In actuality the capital ship limitation did not injure the French Navy, for the naval funds allotted from the war-exhausted treasury would not have permitted much more construction than was actually undertaken. But the blow to French naval pride—a blow for which they held the British responsible—caused ill feeling that lingered on until 1938 and Munich, with its ominous shadow of World War II.

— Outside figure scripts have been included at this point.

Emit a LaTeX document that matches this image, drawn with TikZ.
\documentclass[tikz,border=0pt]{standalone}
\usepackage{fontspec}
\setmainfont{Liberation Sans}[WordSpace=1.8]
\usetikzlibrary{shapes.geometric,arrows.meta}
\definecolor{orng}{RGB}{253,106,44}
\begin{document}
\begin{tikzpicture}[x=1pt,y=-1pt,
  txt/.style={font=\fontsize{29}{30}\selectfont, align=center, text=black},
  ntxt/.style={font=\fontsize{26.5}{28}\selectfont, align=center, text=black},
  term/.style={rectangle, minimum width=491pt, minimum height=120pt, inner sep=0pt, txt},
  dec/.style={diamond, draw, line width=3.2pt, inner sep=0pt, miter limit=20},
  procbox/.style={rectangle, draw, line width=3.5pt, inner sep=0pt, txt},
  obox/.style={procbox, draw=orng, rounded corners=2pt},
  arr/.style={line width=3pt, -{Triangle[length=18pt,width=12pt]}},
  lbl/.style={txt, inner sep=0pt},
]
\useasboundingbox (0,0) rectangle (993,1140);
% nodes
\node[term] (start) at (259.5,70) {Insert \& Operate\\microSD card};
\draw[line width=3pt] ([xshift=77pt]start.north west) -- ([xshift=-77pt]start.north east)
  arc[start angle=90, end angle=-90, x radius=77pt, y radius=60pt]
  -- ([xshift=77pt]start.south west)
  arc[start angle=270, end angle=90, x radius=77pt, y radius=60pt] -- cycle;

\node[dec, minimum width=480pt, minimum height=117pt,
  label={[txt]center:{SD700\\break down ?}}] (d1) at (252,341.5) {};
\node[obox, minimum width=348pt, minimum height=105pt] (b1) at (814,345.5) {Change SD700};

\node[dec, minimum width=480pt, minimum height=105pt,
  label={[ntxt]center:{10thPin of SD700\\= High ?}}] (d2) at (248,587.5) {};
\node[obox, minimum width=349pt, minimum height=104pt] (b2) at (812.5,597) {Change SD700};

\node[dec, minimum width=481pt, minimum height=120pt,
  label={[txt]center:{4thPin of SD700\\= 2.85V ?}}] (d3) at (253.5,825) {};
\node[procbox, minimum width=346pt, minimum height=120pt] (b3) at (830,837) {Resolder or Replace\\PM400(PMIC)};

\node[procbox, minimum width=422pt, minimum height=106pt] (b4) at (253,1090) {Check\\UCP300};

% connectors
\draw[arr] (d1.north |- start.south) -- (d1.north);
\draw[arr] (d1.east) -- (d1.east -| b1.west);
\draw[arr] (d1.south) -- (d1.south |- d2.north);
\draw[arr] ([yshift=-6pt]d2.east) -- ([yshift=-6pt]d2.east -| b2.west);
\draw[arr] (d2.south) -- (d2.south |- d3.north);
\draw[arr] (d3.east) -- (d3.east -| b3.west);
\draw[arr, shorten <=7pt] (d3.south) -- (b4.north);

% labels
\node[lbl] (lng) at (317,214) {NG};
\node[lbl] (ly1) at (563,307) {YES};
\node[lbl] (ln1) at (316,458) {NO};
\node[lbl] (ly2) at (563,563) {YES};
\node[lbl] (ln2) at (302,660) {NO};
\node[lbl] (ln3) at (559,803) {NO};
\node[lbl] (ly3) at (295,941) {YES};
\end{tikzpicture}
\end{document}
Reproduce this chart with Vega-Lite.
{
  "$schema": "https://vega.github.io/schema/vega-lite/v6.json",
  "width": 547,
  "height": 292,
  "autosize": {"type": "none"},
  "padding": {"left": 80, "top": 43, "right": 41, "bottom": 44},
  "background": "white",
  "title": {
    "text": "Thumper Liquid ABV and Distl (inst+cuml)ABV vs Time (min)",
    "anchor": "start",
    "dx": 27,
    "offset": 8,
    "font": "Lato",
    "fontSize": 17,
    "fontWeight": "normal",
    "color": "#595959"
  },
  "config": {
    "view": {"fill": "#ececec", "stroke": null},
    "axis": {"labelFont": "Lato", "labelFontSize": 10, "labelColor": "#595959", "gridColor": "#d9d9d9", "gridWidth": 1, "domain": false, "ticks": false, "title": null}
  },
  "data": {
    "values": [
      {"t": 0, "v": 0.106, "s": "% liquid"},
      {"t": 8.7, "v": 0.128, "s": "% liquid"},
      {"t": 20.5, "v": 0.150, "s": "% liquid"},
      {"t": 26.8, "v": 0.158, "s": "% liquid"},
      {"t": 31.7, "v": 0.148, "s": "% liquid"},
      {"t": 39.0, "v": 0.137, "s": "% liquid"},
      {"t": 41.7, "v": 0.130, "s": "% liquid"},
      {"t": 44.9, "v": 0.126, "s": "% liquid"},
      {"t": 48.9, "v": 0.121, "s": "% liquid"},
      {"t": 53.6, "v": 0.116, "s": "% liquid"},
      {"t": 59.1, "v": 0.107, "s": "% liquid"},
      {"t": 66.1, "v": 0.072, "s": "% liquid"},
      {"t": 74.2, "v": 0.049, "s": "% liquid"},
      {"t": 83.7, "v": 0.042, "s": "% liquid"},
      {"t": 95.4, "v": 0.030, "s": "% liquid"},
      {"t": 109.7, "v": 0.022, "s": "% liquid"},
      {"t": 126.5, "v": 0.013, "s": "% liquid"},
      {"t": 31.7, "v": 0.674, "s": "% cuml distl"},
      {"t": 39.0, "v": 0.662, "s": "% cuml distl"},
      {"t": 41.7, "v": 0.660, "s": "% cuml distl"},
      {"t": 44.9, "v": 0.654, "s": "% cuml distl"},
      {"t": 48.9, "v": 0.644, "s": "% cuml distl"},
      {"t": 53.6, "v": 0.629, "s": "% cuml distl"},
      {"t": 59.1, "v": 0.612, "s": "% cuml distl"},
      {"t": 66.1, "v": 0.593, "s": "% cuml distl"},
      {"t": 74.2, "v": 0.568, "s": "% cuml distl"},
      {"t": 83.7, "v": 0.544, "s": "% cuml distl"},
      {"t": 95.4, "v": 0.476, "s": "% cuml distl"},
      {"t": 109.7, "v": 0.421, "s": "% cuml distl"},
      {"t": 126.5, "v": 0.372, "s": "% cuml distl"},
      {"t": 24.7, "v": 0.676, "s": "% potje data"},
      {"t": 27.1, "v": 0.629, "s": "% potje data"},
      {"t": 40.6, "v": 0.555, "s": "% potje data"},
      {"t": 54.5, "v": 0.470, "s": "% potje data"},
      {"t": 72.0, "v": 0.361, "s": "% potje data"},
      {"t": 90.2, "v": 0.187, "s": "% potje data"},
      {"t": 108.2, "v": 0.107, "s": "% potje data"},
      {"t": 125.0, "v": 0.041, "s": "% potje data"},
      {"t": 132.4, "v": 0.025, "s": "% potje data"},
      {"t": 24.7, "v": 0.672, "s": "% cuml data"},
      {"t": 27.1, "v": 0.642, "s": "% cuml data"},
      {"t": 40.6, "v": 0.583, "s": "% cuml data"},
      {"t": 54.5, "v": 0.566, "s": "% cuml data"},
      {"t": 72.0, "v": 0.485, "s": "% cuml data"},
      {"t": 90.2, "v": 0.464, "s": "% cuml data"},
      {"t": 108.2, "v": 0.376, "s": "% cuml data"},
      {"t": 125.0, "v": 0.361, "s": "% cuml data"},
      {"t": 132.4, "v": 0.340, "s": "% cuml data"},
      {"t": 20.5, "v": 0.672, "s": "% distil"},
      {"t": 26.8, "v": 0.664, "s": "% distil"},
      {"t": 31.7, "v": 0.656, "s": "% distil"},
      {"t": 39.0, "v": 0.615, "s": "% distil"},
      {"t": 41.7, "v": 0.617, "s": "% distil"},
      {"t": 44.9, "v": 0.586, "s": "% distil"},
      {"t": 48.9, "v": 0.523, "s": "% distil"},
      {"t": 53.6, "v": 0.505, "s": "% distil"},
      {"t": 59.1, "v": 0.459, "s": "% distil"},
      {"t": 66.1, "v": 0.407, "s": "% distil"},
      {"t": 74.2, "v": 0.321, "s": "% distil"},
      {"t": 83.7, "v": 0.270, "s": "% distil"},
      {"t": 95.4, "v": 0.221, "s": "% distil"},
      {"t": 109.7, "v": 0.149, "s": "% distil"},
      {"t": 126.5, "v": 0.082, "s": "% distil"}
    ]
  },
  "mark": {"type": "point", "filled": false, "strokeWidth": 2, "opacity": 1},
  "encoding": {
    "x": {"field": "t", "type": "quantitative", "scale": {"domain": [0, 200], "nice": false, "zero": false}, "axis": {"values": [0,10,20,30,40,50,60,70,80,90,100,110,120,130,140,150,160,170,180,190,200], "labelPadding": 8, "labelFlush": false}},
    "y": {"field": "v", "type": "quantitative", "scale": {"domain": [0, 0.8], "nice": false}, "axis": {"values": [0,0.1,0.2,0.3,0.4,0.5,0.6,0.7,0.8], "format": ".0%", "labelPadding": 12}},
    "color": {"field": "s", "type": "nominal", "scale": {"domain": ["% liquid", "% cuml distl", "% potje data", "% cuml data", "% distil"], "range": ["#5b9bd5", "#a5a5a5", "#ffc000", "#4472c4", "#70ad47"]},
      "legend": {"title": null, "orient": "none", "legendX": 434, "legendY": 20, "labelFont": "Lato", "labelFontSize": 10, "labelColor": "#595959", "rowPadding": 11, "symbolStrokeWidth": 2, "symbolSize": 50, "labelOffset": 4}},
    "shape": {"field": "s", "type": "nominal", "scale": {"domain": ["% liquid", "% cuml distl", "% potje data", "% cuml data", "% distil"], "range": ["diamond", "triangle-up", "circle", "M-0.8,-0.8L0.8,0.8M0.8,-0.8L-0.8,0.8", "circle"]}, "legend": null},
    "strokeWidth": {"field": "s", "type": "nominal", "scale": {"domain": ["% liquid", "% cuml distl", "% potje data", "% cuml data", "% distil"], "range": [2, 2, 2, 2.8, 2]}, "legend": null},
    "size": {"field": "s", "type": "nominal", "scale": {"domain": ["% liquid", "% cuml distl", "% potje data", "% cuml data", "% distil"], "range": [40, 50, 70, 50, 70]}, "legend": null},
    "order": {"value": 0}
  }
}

In the opinion of one of the French Ministers, why should the French Navy build new combatant ships, anyway, since there would never be another war? Accordingly some twenty submarines and torpedo boats taken from the Germans, plus some dozen torpedo boats built in Japan and a few English sloops and several American dispatch boats, were amalgamated with what remained of the French Fleet to form the postwar French Navy. It was a navy of highly irregular composition and appearance, to say the least. And while there were enough ships to conduct a training program for officers, there were not enough to interest them in naval careers. The naval academy consisted of nothing more than temporary barracks. Pay schedules were not adjusted to compensate for devaluation of currency. Many officers left the service, and there was a constant shortage of personnel.
Within that decrepit body, however, the soul of the Navy persisted, the survivor of many trials and of more misunderstandings, sacrifices, and unmerited criticisms than glorious victories. But adversity had deeply impressed its officers with the conviction that despite its checkered history, the French Navy had served as an elite corps—few in numbers but of homogeneous organization, aloof from politics, always an example of efficiency and devotion in the critical hours of the destiny of France.
1 Samuel E. Morison, “The Battle That Set Us Free,” in the Saturday Evening Post, July 7, 1956.